Early Tribes: Tequesta

South Florida Indians gathering food in the Everglades about the time of European arrival in Florida. Courtesy of Theodore Morris.
South Florida Indians gathering food in the Everglades about the time of European arrival in Florida. Courtesy of Theodore Morris.

The Tequesta or Tekesta Indians lived in present-day southern Palm Beach, Broward, and Miami-Dade counties. They were second in power and prominence among the small tribes of Florida’s southeast coast. To the north were the Jeaga and Jobe, and to the west and southwest were the dominant Calusa. According to historians of the early 20th century, the chief of the Tequesta was related to the chief of the Calusa. The first record of European contact with the Tequesta was in 1513, by Juan Ponce de León when he discovered the Florida coast.
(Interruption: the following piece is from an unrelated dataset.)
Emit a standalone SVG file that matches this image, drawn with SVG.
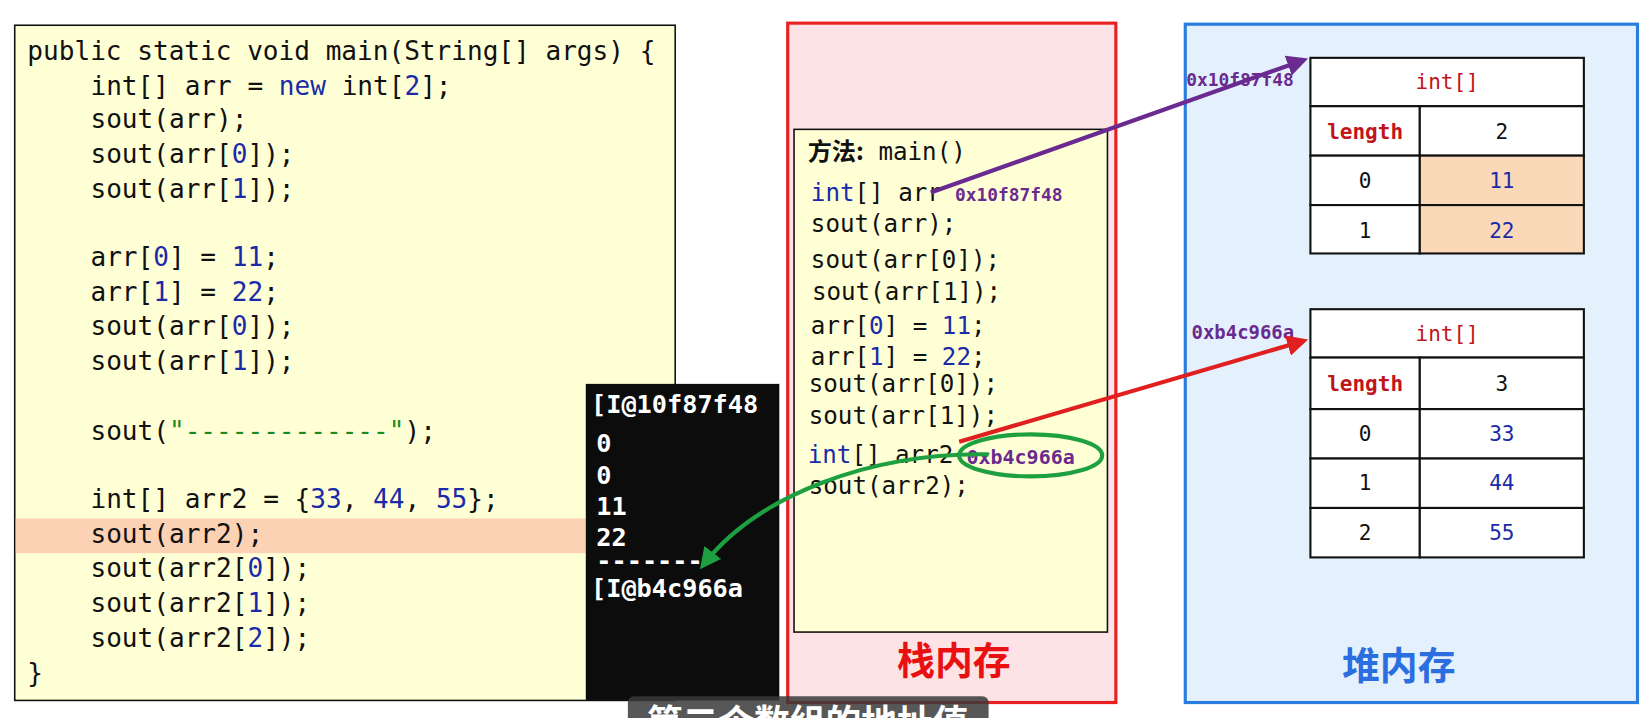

The Tequesta were hunter-gatherers who lived in villages, although they may have lived in the open the greater part of the year, as Bishop Diaz Vara Calderon in 1675 wrote that the tribes in south Florida “had no fixed abodes.” What huts they did have were probably covered with palmetto thatch. Their villages were typically marked by a kitchen midden, the accumulation of refuse such as shell, bones, ashes, and broken pottery. These middens were always accessible by water and usually located on a river, near its mouth, or on a cay (a small, low island formed from mostly coral or sand, more often called “key” in Florida). The Tequesta searched for their food (deer, fish, alligator, turtles, shellfish, plants, and roots) in dugout canoes and sometimes traveled great distances to find a manatee or other large marine animal.

Like other south Florida Indians, the Tequesta wore very little clothing, just breechcloths (loincloths), perhaps made of palmetto, for the men, and skirts of Spanish moss for the women. One of the last written references to the Tequesta was from Father Monaco in 1743, who said they were suffering from the continued attacks of the Yuchi, a large tribe that had lived from Illinois to Florida among many other peoples, but struggled for a home and identity after the arrival of Europeans upset their alliances.

In the 1770s Bernard Romans noted numerous deserted villages while traveling along the east coast. Several other authors attribute their extinction, like so many other small tribes, to groups of various Creek Indians that moved into Florida in the mid-18th century from Georgia and Alabama, later called Seminoles.
Seminole men in a canoe near the Jupiter Lighthouse, ca. 1880.